● Material
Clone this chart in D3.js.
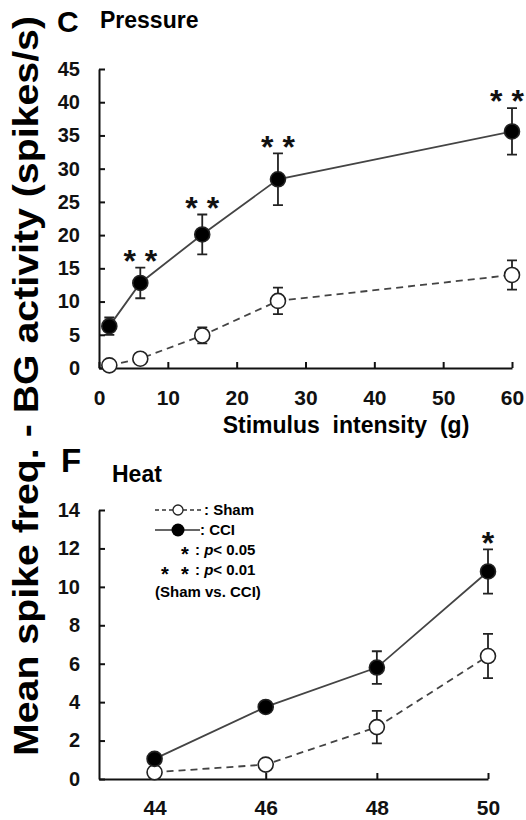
<!DOCTYPE html>
<html>
<head>
<meta charset="utf-8">
<script src="https://cdn.jsdelivr.net/npm/d3@7"></script>
<style>
  body { margin: 0; background: #fff; }
  svg { font-family: "Liberation Sans", Arial, sans-serif; }
  .tick text { font-weight: bold; font-size: 20px; fill: #111; }
  .domain, .tick line { stroke: #111; stroke-width: 2; }
</style>
</head>
<body>
<div id="chart"></div>
<script>
// Pressure panel (C)
const pressX = [1.5, 6, 15, 26, 60]
const pressCCI = [6.3, 12.8, 20.1, 28.4, 35.6]
const pressCCIerr = [1.3, 2.3, 3.0, 3.9, 3.5]
const pressSham = [0.4, 1.4, 4.9, 10.1, 14.0]
const pressShamErr = [0.3, 0.4, 1.2, 2.0, 2.2]
const pressStars = ["", "* *", "* *", "* *", "* *"]
const pressXTicks = [0, 10, 20, 30, 40, 50, 60]
const pressYTicks = [0, 5, 10, 15, 20, 25, 30, 35, 40, 45]

// Heat panel (F)
const heatX = [44, 46, 48, 50]
const heatCCI = [1.05, 3.75, 5.8, 10.8]
const heatCCIerr = [0.15, 0.15, 0.85, 1.15]
const heatSham = [0.35, 0.75, 2.7, 6.4]
const heatShamErr = [0.1, 0.15, 0.85, 1.15]
const heatStars = ["", "", "", "*"]
const heatXTicks = [44, 46, 48, 50]
const heatYTicks = [0, 2, 4, 6, 8, 10, 12, 14]

const width = 526, height = 820

const svg = d3.select("#chart").append("svg")
    .attr("width", width)
    .attr("height", height)

function drawPanel(opt){
    let x = d3.scaleLinear().domain(opt.xDomain).range([99, opt.xRight])
    let y = d3.scaleLinear().domain(opt.yDomain).range([opt.yBottom, opt.yTop])

    let g = svg.append("g")

    g.append("g")
        .attr("transform", "translate(0," + opt.yBottom + ")")
        .call(d3.axisBottom(x).tickValues(opt.xTicks).tickFormat(d3.format("d"))
            .tickSizeInner(-6).tickSizeOuter(0).tickPadding(opt.xPad))
        .call(a => a.selectAll(".tick text").style("font-size", "21px"))

    g.append("g")
        .attr("transform", "translate(99,0)")
        .call(d3.axisLeft(y).tickValues(opt.yTicks).tickSizeInner(-6).tickSizeOuter(0).tickPadding(19))

    let line = d3.line()
        .x((d, i) => x(opt.xs[i]))
        .y(d => y(d))

    // sham
    g.append("path")
        .datum(opt.sham)
        .attr("d", line)
        .attr("fill", "none")
        .attr("stroke", "#444")
        .attr("stroke-width", 1.8)
        .attr("stroke-dasharray", "7,5")

    // cci
    g.append("path")
        .datum(opt.cci)
        .attr("d", line)
        .attr("fill", "none")
        .attr("stroke", "#444")
        .attr("stroke-width", 1.8)

    let series = [
        {vals: opt.sham, errs: opt.shamErr, fill: "#fff"},
        {vals: opt.cci, errs: opt.cciErr, fill: "#000"}
    ]

    series.forEach(function(s){
        s.vals.forEach(function(v, i){
            let cx = x(opt.xs[i])
            let e = s.errs[i]
            g.append("path")
                .attr("d", "M" + (cx - 5) + "," + y(v + e) + "H" + (cx + 5)
                    + "M" + cx + "," + y(v + e) + "V" + y(v - e)
                    + "M" + (cx - 5) + "," + y(v - e) + "H" + (cx + 5))
                .attr("stroke", "#222")
                .attr("stroke-width", 1.8)
                .attr("fill", "none")
        })
        g.selectAll(null)
            .data(s.vals)
            .enter()
            .append("circle")
            .attr("cx", (d, i) => x(opt.xs[i]))
            .attr("cy", d => y(d))
            .attr("r", 7.5)
            .attr("fill", s.fill)
            .attr("stroke", "#222")
            .attr("stroke-width", 1.6)
    })

    // significance stars, centre ~14px above the error bar
    let fs = 32
    g.selectAll("text.star")
        .data(opt.stars)
        .enter()
        .append("text")
        .attr("class", "star")
        .attr("x", (d, i) => Math.min(x(opt.xs[i]), width - 19))
        .attr("y", (d, i) => y(opt.cci[i] + opt.cciErr[i]) - 14 + 0.57 * fs)
        .attr("text-anchor", "middle")
        .style("font-size", fs + "px")
        .style("font-weight", "bold")
        .style("fill", "#111")
        .attr("xml:space", "preserve")
        .text(d => d)
}

drawPanel({
    xDomain: [0, 60], xRight: 512, xTicks: pressXTicks, xPad: 22,
    yDomain: [0, 45], yBottom: 368, yTop: 69, yTicks: pressYTicks,
    xs: pressX, cci: pressCCI, cciErr: pressCCIerr, sham: pressSham, shamErr: pressShamErr,
    stars: pressStars
})

drawPanel({
    xDomain: [43, 50], xRight: 488, xTicks: heatXTicks, xPad: 21,
    yDomain: [0, 14], yBottom: 779, yTop: 510, yTicks: heatYTicks,
    xs: heatX, cci: heatCCI, cciErr: heatCCIerr, sham: heatSham, shamErr: heatShamErr,
    stars: heatStars
})

// titles
svg.append("text").attr("x", 57).attr("y", 32).text("C")
    .style("font-size", "30px").style("font-weight", "bold")
svg.append("text").attr("x", 100).attr("y", 28).text("Pressure")
    .style("font-size", "23px").style("font-weight", "bold")
svg.append("text").attr("x", 61).attr("y", 472).text("F")
    .style("font-size", "33px").style("font-weight", "bold")
svg.append("text").attr("x", 112).attr("y", 482).text("Heat")
    .style("font-size", "23px").style("font-weight", "bold")

svg.append("text")
    .attr("x", 346).attr("y", 433)
    .attr("text-anchor", "middle")
    .attr("xml:space", "preserve")
    .style("font-size", "23px").style("font-weight", "bold")
    .text("Stimulus  intensity  (g)")

svg.append("text")
    .attr("transform", "translate(38,386) rotate(-90)")
    .attr("text-anchor", "middle")
    .attr("textLength", 740)
    .attr("lengthAdjust", "spacingAndGlyphs")
    .style("font-size", "35px")
    .style("font-weight", "bold")
    .text("Mean spike freq. - BG activity (spikes/s)")

// legend
let lg = svg.append("g").style("font-size", "15px").style("font-weight", "bold")
lg.append("path").attr("d", "M155,510H203").attr("stroke", "#333").attr("stroke-width", 1.5).attr("stroke-dasharray", "4,3")
lg.append("circle").attr("cx", 178).attr("cy", 510).attr("r", 5).attr("fill", "#fff").attr("stroke", "#222").attr("stroke-width", 1.3)
lg.append("text").attr("x", 204).attr("y", 515).text(": Sham")
lg.append("path").attr("d", "M155,530H200").attr("stroke", "#333").attr("stroke-width", 1.5)
lg.append("circle").attr("cx", 178).attr("cy", 530).attr("r", 6.5).attr("fill", "#000")
lg.append("text").attr("x", 200).attr("y", 535).text(": CCI")
lg.append("text").attr("x", 185).attr("y", 561).attr("text-anchor", "middle").style("font-size", "20px").text("*")
lg.append("text").attr("x", 195).attr("y", 555).html(": <tspan font-style='italic'>p</tspan>< 0.05")
lg.append("text").attr("x", 165).attr("y", 581).attr("text-anchor", "middle").style("font-size", "20px").text("*")
lg.append("text").attr("x", 185).attr("y", 581).attr("text-anchor", "middle").style("font-size", "20px").text("*")
lg.append("text").attr("x", 195).attr("y", 575).html(": <tspan font-style='italic'>p</tspan>< 0.01")
lg.append("text").attr("x", 155).attr("y", 597).text("(Sham vs. CCI)")
</script>
</body>
</html>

● Aim of the task
Every line should be retyped exactly, with the pictures omitted.

● Solution for this task
Clone this chart in D3.js.
<!DOCTYPE html>
<html>
<head>
<meta charset="utf-8">
<script src="https://cdn.jsdelivr.net/npm/d3@7"></script>
<style>
  body { margin: 0; background: #fff; }
  svg { font-family: "Liberation Sans", Arial, sans-serif; }
  .tick text { font-weight: bold; font-size: 20px; fill: #111; }
  .domain, .tick line { stroke: #111; stroke-width: 2; }
</style>
</head>
<body>
<div id="chart"></div>
<script>
// Pressure panel (C)
const pressX = [1.5, 6, 15, 26, 60]
const pressCCI = [6.3, 12.8, 20.1, 28.4, 35.6]
const pressCCIerr = [1.3, 2.3, 3.0, 3.9, 3.5]
const pressSham = [0.4, 1.4, 4.9, 10.1, 14.0]
const pressShamErr = [0.3, 0.4, 1.2, 2.0, 2.2]
const pressStars = ["", "* *", "* *", "* *", "* *"]
const pressXTicks = [0, 10, 20, 30, 40, 50, 60]
const pressYTicks = [0, 5, 10, 15, 20, 25, 30, 35, 40, 45]

// Heat panel (F)
const heatX = [44, 46, 48, 50]
const heatCCI = [1.05, 3.75, 5.8, 10.8]
const heatCCIerr = [0.15, 0.15, 0.85, 1.15]
const heatSham = [0.35, 0.75, 2.7, 6.4]
const heatShamErr = [0.1, 0.15, 0.85, 1.15]
const heatStars = ["", "", "", "*"]
const heatXTicks = [44, 46, 48, 50]
const heatYTicks = [0, 2, 4, 6, 8, 10, 12, 14]

const width = 526, height = 820

const svg = d3.select("#chart").append("svg")
    .attr("width", width)
    .attr("height", height)

function drawPanel(opt){
    let x = d3.scaleLinear().domain(opt.xDomain).range([99, opt.xRight])
    let y = d3.scaleLinear().domain(opt.yDomain).range([opt.yBottom, opt.yTop])

    let g = svg.append("g")

    g.append("g")
        .attr("transform", "translate(0," + opt.yBottom + ")")
        .call(d3.axisBottom(x).tickValues(opt.xTicks).tickFormat(d3.format("d"))
            .tickSizeInner(-6).tickSizeOuter(0).tickPadding(opt.xPad))
        .call(a => a.selectAll(".tick text").style("font-size", "21px"))

    g.append("g")
        .attr("transform", "translate(99,0)")
        .call(d3.axisLeft(y).tickValues(opt.yTicks).tickSizeInner(-6).tickSizeOuter(0).tickPadding(19))

    let line = d3.line()
        .x((d, i) => x(opt.xs[i]))
        .y(d => y(d))

    // sham
    g.append("path")
        .datum(opt.sham)
        .attr("d", line)
        .attr("fill", "none")
        .attr("stroke", "#444")
        .attr("stroke-width", 1.8)
        .attr("stroke-dasharray", "7,5")

    // cci
    g.append("path")
        .datum(opt.cci)
        .attr("d", line)
        .attr("fill", "none")
        .attr("stroke", "#444")
        .attr("stroke-width", 1.8)

    let series = [
        {vals: opt.sham, errs: opt.shamErr, fill: "#fff"},
        {vals: opt.cci, errs: opt.cciErr, fill: "#000"}
    ]

    series.forEach(function(s){
        s.vals.forEach(function(v, i){
            let cx = x(opt.xs[i])
            let e = s.errs[i]
            g.append("path")
                .attr("d", "M" + (cx - 5) + "," + y(v + e) + "H" + (cx + 5)
                    + "M" + cx + "," + y(v + e) + "V" + y(v - e)
                    + "M" + (cx - 5) + "," + y(v - e) + "H" + (cx + 5))
                .attr("stroke", "#222")
                .attr("stroke-width", 1.8)
                .attr("fill", "none")
        })
        g.selectAll(null)
            .data(s.vals)
            .enter()
            .append("circle")
            .attr("cx", (d, i) => x(opt.xs[i]))
            .attr("cy", d => y(d))
            .attr("r", 7.5)
            .attr("fill", s.fill)
            .attr("stroke", "#222")
            .attr("stroke-width", 1.6)
    })

    // significance stars, centre ~14px above the error bar
    let fs = 32
    g.selectAll("text.star")
        .data(opt.stars)
        .enter()
        .append("text")
        .attr("class", "star")
        .attr("x", (d, i) => Math.min(x(opt.xs[i]), width - 19))
        .attr("y", (d, i) => y(opt.cci[i] + opt.cciErr[i]) - 14 + 0.57 * fs)
        .attr("text-anchor", "middle")
        .style("font-size", fs + "px")
        .style("font-weight", "bold")
        .style("fill", "#111")
        .attr("xml:space", "preserve")
        .text(d => d)
}

drawPanel({
    xDomain: [0, 60], xRight: 512, xTicks: pressXTicks, xPad: 22,
    yDomain: [0, 45], yBottom: 368, yTop: 69, yTicks: pressYTicks,
    xs: pressX, cci: pressCCI, cciErr: pressCCIerr, sham: pressSham, shamErr: pressShamErr,
    stars: pressStars
})

drawPanel({
    xDomain: [43, 50], xRight: 488, xTicks: heatXTicks, xPad: 21,
    yDomain: [0, 14], yBottom: 779, yTop: 510, yTicks: heatYTicks,
    xs: heatX, cci: heatCCI, cciErr: heatCCIerr, sham: heatSham, shamErr: heatShamErr,
    stars: heatStars
})

// titles
svg.append("text").attr("x", 57).attr("y", 32).text("C")
    .style("font-size", "30px").style("font-weight", "bold")
svg.append("text").attr("x", 100).attr("y", 28).text("Pressure")
    .style("font-size", "23px").style("font-weight", "bold")
svg.append("text").attr("x", 61).attr("y", 472).text("F")
    .style("font-size", "33px").style("font-weight", "bold")
svg.append("text").attr("x", 112).attr("y", 482).text("Heat")
    .style("font-size", "23px").style("font-weight", "bold")

svg.append("text")
    .attr("x", 346).attr("y", 433)
    .attr("text-anchor", "middle")
    .attr("xml:space", "preserve")
    .style("font-size", "23px").style("font-weight", "bold")
    .text("Stimulus  intensity  (g)")

svg.append("text")
    .attr("transform", "translate(38,386) rotate(-90)")
    .attr("text-anchor", "middle")
    .attr("textLength", 740)
    .attr("lengthAdjust", "spacingAndGlyphs")
    .style("font-size", "35px")
    .style("font-weight", "bold")
    .text("Mean spike freq. - BG activity (spikes/s)")

// legend
let lg = svg.append("g").style("font-size", "15px").style("font-weight", "bold")
lg.append("path").attr("d", "M155,510H203").attr("stroke", "#333").attr("stroke-width", 1.5).attr("stroke-dasharray", "4,3")
lg.append("circle").attr("cx", 178).attr("cy", 510).attr("r", 5).attr("fill", "#fff").attr("stroke", "#222").attr("stroke-width", 1.3)
lg.append("text").attr("x", 204).attr("y", 515).text(": Sham")
lg.append("path").attr("d", "M155,530H200").attr("stroke", "#333").attr("stroke-width", 1.5)
lg.append("circle").attr("cx", 178).attr("cy", 530).attr("r", 6.5).attr("fill", "#000")
lg.append("text").attr("x", 200).attr("y", 535).text(": CCI")
lg.append("text").attr("x", 185).attr("y", 561).attr("text-anchor", "middle").style("font-size", "20px").text("*")
lg.append("text").attr("x", 195).attr("y", 555).html(": <tspan font-style='italic'>p</tspan>< 0.05")
lg.append("text").attr("x", 165).attr("y", 581).attr("text-anchor", "middle").style("font-size", "20px").text("*")
lg.append("text").attr("x", 185).attr("y", 581).attr("text-anchor", "middle").style("font-size", "20px").text("*")
lg.append("text").attr("x", 195).attr("y", 575).html(": <tspan font-style='italic'>p</tspan>< 0.01")
lg.append("text").attr("x", 155).attr("y", 597).text("(Sham vs. CCI)")
</script>
</body>
</html>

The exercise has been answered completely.